_GIVEN MATERIAL_:
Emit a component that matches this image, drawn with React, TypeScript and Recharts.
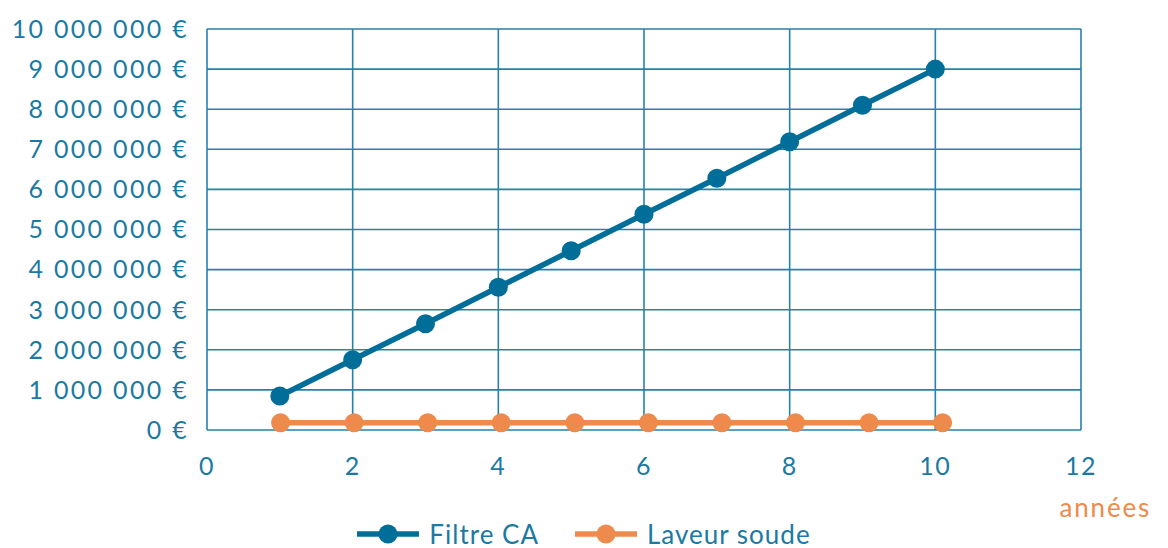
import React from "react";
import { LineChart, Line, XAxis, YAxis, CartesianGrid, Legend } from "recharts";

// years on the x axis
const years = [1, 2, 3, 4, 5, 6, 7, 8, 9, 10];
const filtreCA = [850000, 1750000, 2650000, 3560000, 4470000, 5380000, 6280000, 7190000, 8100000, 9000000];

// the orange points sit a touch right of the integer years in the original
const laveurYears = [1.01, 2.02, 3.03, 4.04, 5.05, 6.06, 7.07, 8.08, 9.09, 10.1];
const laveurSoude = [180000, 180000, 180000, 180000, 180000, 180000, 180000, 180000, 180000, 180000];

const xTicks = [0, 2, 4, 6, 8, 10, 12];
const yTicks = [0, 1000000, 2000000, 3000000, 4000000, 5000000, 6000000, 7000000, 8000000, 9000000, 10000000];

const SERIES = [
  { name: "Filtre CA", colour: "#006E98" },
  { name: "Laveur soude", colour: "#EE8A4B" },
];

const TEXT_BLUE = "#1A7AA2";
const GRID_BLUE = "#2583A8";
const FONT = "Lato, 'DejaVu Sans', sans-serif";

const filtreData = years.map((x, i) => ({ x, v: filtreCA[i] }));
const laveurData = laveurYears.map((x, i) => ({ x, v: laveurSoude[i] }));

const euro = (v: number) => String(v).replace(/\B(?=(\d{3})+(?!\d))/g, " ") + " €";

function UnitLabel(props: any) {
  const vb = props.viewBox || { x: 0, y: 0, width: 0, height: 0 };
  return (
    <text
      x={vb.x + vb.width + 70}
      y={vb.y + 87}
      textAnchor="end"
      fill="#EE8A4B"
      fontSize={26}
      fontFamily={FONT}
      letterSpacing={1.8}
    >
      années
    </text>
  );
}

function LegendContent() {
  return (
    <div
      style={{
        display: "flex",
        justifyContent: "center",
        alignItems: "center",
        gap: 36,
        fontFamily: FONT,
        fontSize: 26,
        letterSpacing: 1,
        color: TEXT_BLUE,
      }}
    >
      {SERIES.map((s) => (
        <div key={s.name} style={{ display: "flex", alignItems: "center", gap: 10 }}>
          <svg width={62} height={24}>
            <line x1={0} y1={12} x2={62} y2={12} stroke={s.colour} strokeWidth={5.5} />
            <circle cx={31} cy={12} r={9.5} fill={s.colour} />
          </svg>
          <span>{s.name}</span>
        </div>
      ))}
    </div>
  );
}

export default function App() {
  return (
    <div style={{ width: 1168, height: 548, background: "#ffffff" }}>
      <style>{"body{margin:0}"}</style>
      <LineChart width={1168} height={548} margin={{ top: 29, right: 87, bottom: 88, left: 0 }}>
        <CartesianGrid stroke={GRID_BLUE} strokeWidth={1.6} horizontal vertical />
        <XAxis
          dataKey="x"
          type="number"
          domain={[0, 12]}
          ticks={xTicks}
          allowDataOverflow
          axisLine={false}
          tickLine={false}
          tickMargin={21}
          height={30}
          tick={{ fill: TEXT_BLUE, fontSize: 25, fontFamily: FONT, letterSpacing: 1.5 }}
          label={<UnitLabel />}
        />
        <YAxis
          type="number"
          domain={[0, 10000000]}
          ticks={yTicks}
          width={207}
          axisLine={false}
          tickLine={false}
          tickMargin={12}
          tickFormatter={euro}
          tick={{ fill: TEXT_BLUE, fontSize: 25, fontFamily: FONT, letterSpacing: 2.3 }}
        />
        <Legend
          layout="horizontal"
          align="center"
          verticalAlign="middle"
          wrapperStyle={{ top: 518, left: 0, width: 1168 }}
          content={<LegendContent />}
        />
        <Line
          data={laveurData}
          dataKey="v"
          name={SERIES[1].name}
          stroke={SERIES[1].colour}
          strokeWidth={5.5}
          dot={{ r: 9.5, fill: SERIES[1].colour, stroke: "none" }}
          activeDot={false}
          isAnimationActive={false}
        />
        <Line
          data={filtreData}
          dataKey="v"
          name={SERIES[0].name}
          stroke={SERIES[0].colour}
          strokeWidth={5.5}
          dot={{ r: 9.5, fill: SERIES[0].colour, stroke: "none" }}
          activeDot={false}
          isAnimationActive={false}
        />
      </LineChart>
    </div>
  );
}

_TASK_:
Reproduce every line above as written, skipping pictures.

_OUTPUT FOR THIS TASK_:
Emit a component that matches this image, drawn with React, TypeScript and Recharts.
import React from "react";
import { LineChart, Line, XAxis, YAxis, CartesianGrid, Legend } from "recharts";

// years on the x axis
const years = [1, 2, 3, 4, 5, 6, 7, 8, 9, 10];
const filtreCA = [850000, 1750000, 2650000, 3560000, 4470000, 5380000, 6280000, 7190000, 8100000, 9000000];

// the orange points sit a touch right of the integer years in the original
const laveurYears = [1.01, 2.02, 3.03, 4.04, 5.05, 6.06, 7.07, 8.08, 9.09, 10.1];
const laveurSoude = [180000, 180000, 180000, 180000, 180000, 180000, 180000, 180000, 180000, 180000];

const xTicks = [0, 2, 4, 6, 8, 10, 12];
const yTicks = [0, 1000000, 2000000, 3000000, 4000000, 5000000, 6000000, 7000000, 8000000, 9000000, 10000000];

const SERIES = [
  { name: "Filtre CA", colour: "#006E98" },
  { name: "Laveur soude", colour: "#EE8A4B" },
];

const TEXT_BLUE = "#1A7AA2";
const GRID_BLUE = "#2583A8";
const FONT = "Lato, 'DejaVu Sans', sans-serif";

const filtreData = years.map((x, i) => ({ x, v: filtreCA[i] }));
const laveurData = laveurYears.map((x, i) => ({ x, v: laveurSoude[i] }));

const euro = (v: number) => String(v).replace(/\B(?=(\d{3})+(?!\d))/g, " ") + " €";

function UnitLabel(props: any) {
  const vb = props.viewBox || { x: 0, y: 0, width: 0, height: 0 };
  return (
    <text
      x={vb.x + vb.width + 70}
      y={vb.y + 87}
      textAnchor="end"
      fill="#EE8A4B"
      fontSize={26}
      fontFamily={FONT}
      letterSpacing={1.8}
    >
      années
    </text>
  );
}

function LegendContent() {
  return (
    <div
      style={{
        display: "flex",
        justifyContent: "center",
        alignItems: "center",
        gap: 36,
        fontFamily: FONT,
        fontSize: 26,
        letterSpacing: 1,
        color: TEXT_BLUE,
      }}
    >
      {SERIES.map((s) => (
        <div key={s.name} style={{ display: "flex", alignItems: "center", gap: 10 }}>
          <svg width={62} height={24}>
            <line x1={0} y1={12} x2={62} y2={12} stroke={s.colour} strokeWidth={5.5} />
            <circle cx={31} cy={12} r={9.5} fill={s.colour} />
          </svg>
          <span>{s.name}</span>
        </div>
      ))}
    </div>
  );
}

export default function App() {
  return (
    <div style={{ width: 1168, height: 548, background: "#ffffff" }}>
      <style>{"body{margin:0}"}</style>
      <LineChart width={1168} height={548} margin={{ top: 29, right: 87, bottom: 88, left: 0 }}>
        <CartesianGrid stroke={GRID_BLUE} strokeWidth={1.6} horizontal vertical />
        <XAxis
          dataKey="x"
          type="number"
          domain={[0, 12]}
          ticks={xTicks}
          allowDataOverflow
          axisLine={false}
          tickLine={false}
          tickMargin={21}
          height={30}
          tick={{ fill: TEXT_BLUE, fontSize: 25, fontFamily: FONT, letterSpacing: 1.5 }}
          label={<UnitLabel />}
        />
        <YAxis
          type="number"
          domain={[0, 10000000]}
          ticks={yTicks}
          width={207}
          axisLine={false}
          tickLine={false}
          tickMargin={12}
          tickFormatter={euro}
          tick={{ fill: TEXT_BLUE, fontSize: 25, fontFamily: FONT, letterSpacing: 2.3 }}
        />
        <Legend
          layout="horizontal"
          align="center"
          verticalAlign="middle"
          wrapperStyle={{ top: 518, left: 0, width: 1168 }}
          content={<LegendContent />}
        />
        <Line
          data={laveurData}
          dataKey="v"
          name={SERIES[1].name}
          stroke={SERIES[1].colour}
          strokeWidth={5.5}
          dot={{ r: 9.5, fill: SERIES[1].colour, stroke: "none" }}
          activeDot={false}
          isAnimationActive={false}
        />
        <Line
          data={filtreData}
          dataKey="v"
          name={SERIES[0].name}
          stroke={SERIES[0].colour}
          strokeWidth={5.5}
          dot={{ r: 9.5, fill: SERIES[0].colour, stroke: "none" }}
          activeDot={false}
          isAnimationActive={false}
        />
      </LineChart>
    </div>
  );
}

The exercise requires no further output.